Doris Kearns Goodwin speaks March 21 at La Salle University, an event of its 150th anniversary.

Doris Kearns Goodwin’s topic at La Salle University on March 21 was Abraham Lincoln, but at the same time, perhaps because it was a Catholic setting, she graciously shared a story from her own childhood. It’s not the first time she has told it but it is worth repeating. 

It tells something about the innocence of children and something too of the rather strange notions that were instilled into Catholic children, pre-Vatican II.

First of all, Goodwin is a historian but she is also a rabid baseball fan, a trait she inherited from her father.

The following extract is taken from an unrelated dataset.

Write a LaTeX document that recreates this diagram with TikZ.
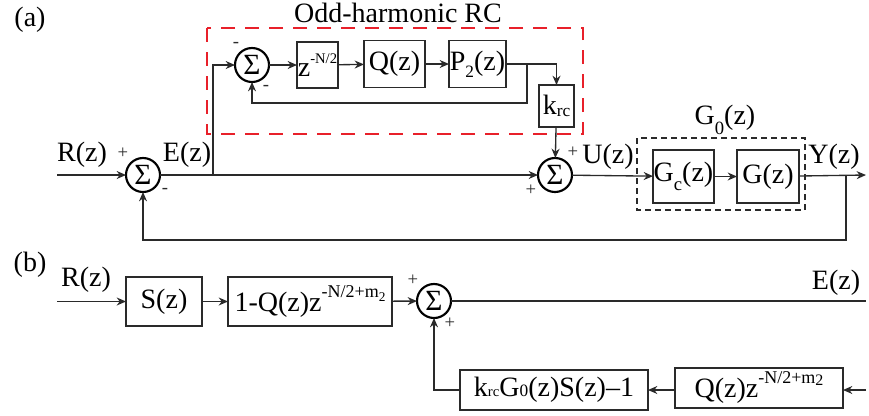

Probably a precocious child, at age 6 he taught her the art of keeping a baseball score card. She would meticulously record balls, strikes, runs, hits and errors for the entire day game so she could relate it to him when he got home from work.

She and her dad were Brooklyn Dodgers fans, and when she was 7, just about the time she was preparing for first penance and first communion, it was announced that Roy Campanella, the Dodgers’ catcher, was coming to the neighborhood to give a speech.

She’d never seen a ballplayer outside of Ebbets Field. The catch was he was speaking at a local Protestant church. Catholics could never go into a Protestant church — that was a sin, she had been told.

It was OK, her father assured her, it was the church hall, they would be sitting on folding chairs and he was speaking about sportsmanship, it wasn’t a religious service.


They went, and she enjoyed the program, but she was still worried, convinced this was a terrible sin that she would have to tell at her first confession.

This ate at her and she was not looking forward to confession. Something happened that almost got her off the hook. She had also been taught that if someone was dying and unbaptized, anyone could baptize them and the person would go straight to heaven.

Not long before first confession there was a terrible train accident in her neighborhood and people were rushing down to help. She decided to go too, and maybe she could find someone to baptize and her sin would be forgiven.

Actually there were a number of priests there so it wasn’t necessary. She was secretly relieved; she wasn’t looking forward to lifting blankets to ask people if they would want a little girl to baptize them.

Now all of this sounds a bit far-fetched, maybe embellished a bit. Actually, a check of the Internet shows there indeed was a horrible train collision in her neighborhood when she was 7. Thirty people died and about 100 were injured.

The day of first confession came. Right away she told the priest about her terrible sin of going to a Protestant church to hear Roy Campanella. The priest told her the same thing her father had said. It wasn’t a sin. But then he asked her what else she had to confess.

She really had another baseball sin that she tried to hide in the middle of her other sins. She talked too much, she wished some people harm, she argued with her sister. Wishing harm caught the priest’s attention. “Who do you wish would be harmed?” he asked. “I wish Yankee players would break their arms or legs or ankles so the Dodgers would win a World Series,” she said. “How often do you wish that?” he asked. “Every night,” she said.

The priest explained you really shouldn’t wish people harm, and anyway the Dodgers would win a World Series on their own.

“Say a prayer for the Dodgers,” he told her as she left the confessional.

The Dodgers did eventually win the World Series in 1955, but two years later the owner, Walter O’Malley, moved the team to Los Angeles.

There is little doubt that all Dodgers fans, including Goodwin and her confessor, wished O’Malley all kinds of bodily harm. For a few years after that she stopped watching baseball, but then she got hooked on the Boston Red Sox, a team just like the Dodgers, usually a winner but rarely the big prize. She remains a diehard fan to this day.